If Rhodes and Arthur have established operatic careers, for Acraman and Tee Dead Man Walking represents a breakthrough. The soprano, who grew up in Hawke's Bay and who has appeared with several New Zealand opera companies, is making her Australian opera debut in the role of the murdered girl's mother. For her the test is not to "overweight" the role with stylised singing in a production where diction is paramount.

Tee, who grew up in Northland and Auckland before establishing himself in theatre, cabaret and musicals, is getting a first taste of opera in Dead Man Walking. He auditioned for producer Nicole Alexander after she had seen him in Titanic-the-Musical (Sydney, 2006) and was offered the role of Father Grenville despite a lack of music reading skills.

When a couple of weeks before the first rehearsal Alexander mentioned that singers were expected to turn up note perfect (this is not always the case in cabaret or musicals), he panicked. "I crammed for two weeks.
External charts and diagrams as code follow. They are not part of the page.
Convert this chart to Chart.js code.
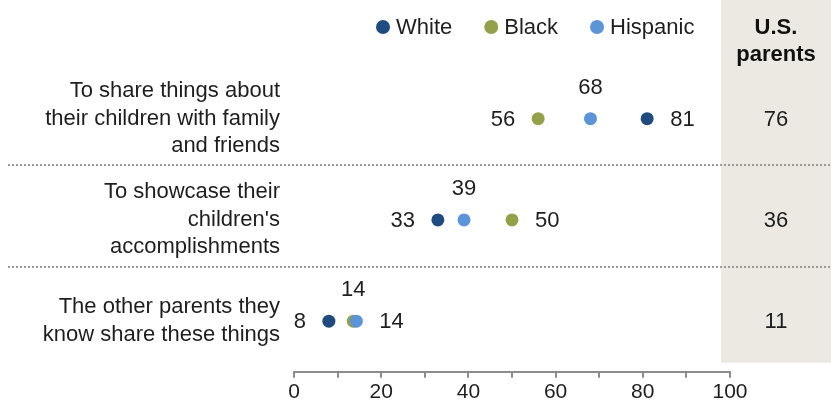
<!DOCTYPE html>
<html lang="en">
    <head>
        <meta charset="utf-8"/>
        <script src="https://cdn.jsdelivr.net/npm/chart.js"></script>
        <title> Why parents post about their children </title>
        <style>
            body {
                margin: 0;
                background: #ffffff;
            }
            .wrap {
                width: 831px;
                height: 411px;
            }
        </style>
    </head>
    <body>
        <div class="wrap">
            <canvas id="dotChart"></canvas>
        </div>

        <script>
            // Categories (y axis), one array per multi-line label
            const categories = [
                ['To share things about', 'their children with family', 'and friends'],
                ["To showcase their", "children's", 'accomplishments'],
                ['The other parents they', 'know share these things']
            ];

            // Series values (%)
            const white = [81, 33, 8];
            const black = [56, 50, 13.6];
            const hispanic = [68, 39, 14.3];
            const usParents = [76, 36, 11];

            // x axis tick labels
            const xTickLabels = [0, 20, 40, 60, 80, 100];

            const FONT = "'Liberation Sans', Arial, sans-serif";
            const TEXT = '#1e1e1e';

            const toPoints = arr => arr.map((v, i) => ({ x: v, y: i }));

            // shaded column, separators, legend, labels
            const decorPlugin = {
                id: 'decor',
                beforeDraw(chart) {
                    const { ctx, chartArea } = chart;
                    const xs = chart.scales.x;
                    const colLeft = xs.getPixelForValue(100) - 9;
                    ctx.save();
                    ctx.fillStyle = '#ece9e2';
                    ctx.fillRect(colLeft, 0, chart.width - colLeft, chartArea.bottom - 9);
                    ctx.restore();
                },
                beforeDatasetsDraw(chart) {
                    const { ctx } = chart;
                    const ys = chart.scales.y;
                    ctx.save();
                    ctx.strokeStyle = '#999999';
                    ctx.lineWidth = 2;
                    ctx.setLineDash([2, 2]);
                    for (let i = 0; i < categories.length - 1; i++) {
                        const y = Math.round((ys.getPixelForValue(i) + ys.getPixelForValue(i + 1)) / 2) - 4;
                        ctx.beginPath();
                        ctx.moveTo(8, y);
                        ctx.lineTo(chart.width, y);
                        ctx.stroke();
                    }
                    ctx.restore();
                },
                afterDatasetsDraw(chart) {
                    const { ctx, chartArea } = chart;
                    const xs = chart.scales.x;
                    const ys = chart.scales.y;
                    ctx.save();
                    ctx.font = '22px ' + FONT;
                    ctx.fillStyle = TEXT;
                    ctx.textBaseline = 'middle';

                    // value labels: lowest left, middle above, highest right
                    categories.forEach((c, i) => {
                        const items = chart.data.datasets.map((ds, d) => ({ d, v: ds.data[i].x }));
                        items.sort((a, b) => a.v - b.v);
                        items.forEach((it, k) => {
                            const pt = chart.getDatasetMeta(it.d).data[i];
                            const txt = Math.round(it.v);
                            if (k === 0) {
                                ctx.textAlign = 'right';
                                ctx.fillText(txt, pt.x - 23, pt.y + 1);
                            } else if (k === 1) {
                                ctx.textAlign = 'center';
                                ctx.fillText(txt, pt.x, pt.y - 31);
                            } else {
                                ctx.textAlign = 'left';
                                ctx.fillText(txt, pt.x + 23, pt.y + 1);
                            }
                        });
                    });

                    // U.S. parents column
                    const colLeft = xs.getPixelForValue(100) - 9;
                    const colMid = (colLeft + chart.width) / 2;
                    ctx.textAlign = 'center';
                    usParents.forEach((v, i) => {
                        ctx.fillText(v, colMid, ys.getPixelForValue(i) + 1);
                    });
                    ctx.font = 'bold 22px ' + FONT;
                    ctx.fillStyle = '#111111';
                    ctx.fillText('U.S.', colMid, 28);
                    ctx.fillText('parents', colMid, 55);

                    // legend
                    ctx.font = '22px ' + FONT;
                    ctx.textAlign = 'left';
                    let lx = chartArea.left + 89;
                    chart.data.datasets.forEach(ds => {
                        ctx.fillStyle = ds.backgroundColor;
                        ctx.beginPath();
                        ctx.arc(lx, 27, 7, 0, Math.PI * 2);
                        ctx.fill();
                        ctx.fillStyle = TEXT;
                        ctx.fillText(ds.label, lx + 13, 28);
                        lx += 13 + ctx.measureText(ds.label).width + 39;
                    });
                    ctx.restore();
                }
            };

            const ctx = document.getElementById('dotChart').getContext('2d');

            const dotChart = new Chart(ctx, {
                type: 'scatter',
                data: {
                    datasets: [
                        {
                            label: 'White',
                            data: toPoints(white),
                            backgroundColor: '#1f4b80',
                            pointRadius: 6.5,
                            pointBorderWidth: 0,
                            order: 0
                        },
                        {
                            label: 'Black',
                            data: toPoints(black),
                            backgroundColor: '#95a04a',
                            pointRadius: 6.5,
                            pointBorderWidth: 0,
                            order: 2
                        },
                        {
                            label: 'Hispanic',
                            data: toPoints(hispanic),
                            backgroundColor: '#5b94d7',
                            pointRadius: 6.5,
                            pointBorderWidth: 0,
                            order: 1
                        }
                    ]
                },
                options: {
                    responsive: true,
                    maintainAspectRatio: false,
                    animation: false,
                    events: [],
                    layout: {
                        padding: { left: 0, right: 101, top: 68, bottom: 4 }
                    },
                    plugins: {
                        legend: { display: false },
                        tooltip: { enabled: false }
                    },
                    scales: {
                        x: {
                            type: 'linear',
                            min: 0,
                            max: 100,
                            grid: {
                                drawOnChartArea: false,
                                drawTicks: true,
                                tickLength: 6,
                                color: '#8c8c8c',
                                lineWidth: 2
                            },
                            border: { display: true, color: '#8c8c8c', width: 2 },
                            ticks: {
                                stepSize: 10,
                                autoSkip: false,
                                maxRotation: 0,
                                padding: 2,
                                color: TEXT,
                                font: { family: FONT, size: 21 },
                                callback: v => xTickLabels.includes(v) ? v : ''
                            }
                        },
                        y: {
                            type: 'category',
                            labels: categories,
                            offset: true,
                            grid: { display: false, drawTicks: false },
                            border: { display: false },
                            ticks: {
                                padding: 14,
                                color: TEXT,
                                font: { family: FONT, size: 22, lineHeight: 1.25 }
                            },
                            afterFit: scale => {
                                scale.width = 294;
                                scale.paddingTop = 0;
                                scale.paddingBottom = 0;
                            }
                        }
                    }
                },
                plugins: [decorPlugin]
            });
        </script>
    </body>
</html>
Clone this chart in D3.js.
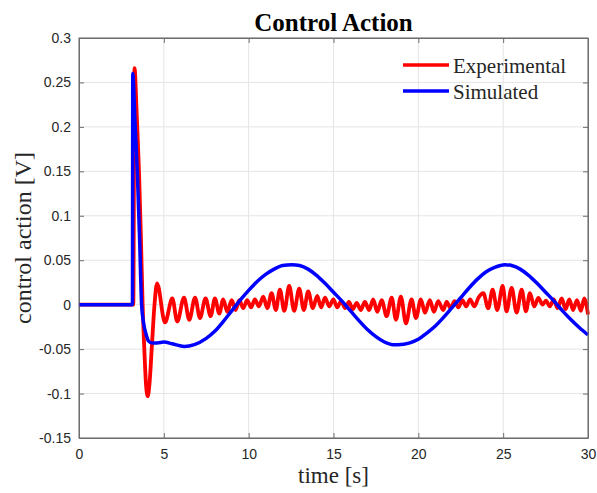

I'd never been as nervous in my life. The [tenor] range suits my voice but the music is atonal and very complex."

The company manager reappears to announce that other cast members need our dressing room. We follow her down yet another flight of stairs. We talk for a few more minutes before the singers leave for their stage call.

When they've gone, I wander up several flights of stairs, past the room marked "Mr Rhodes", where the make-up team are applying finishing touches to the tattoo on the shoulder of the singer, across the stage and through a door leading nowhere. There, I bump into the photographer, who is also looking for the way out. Once again, we go looking for the company manager.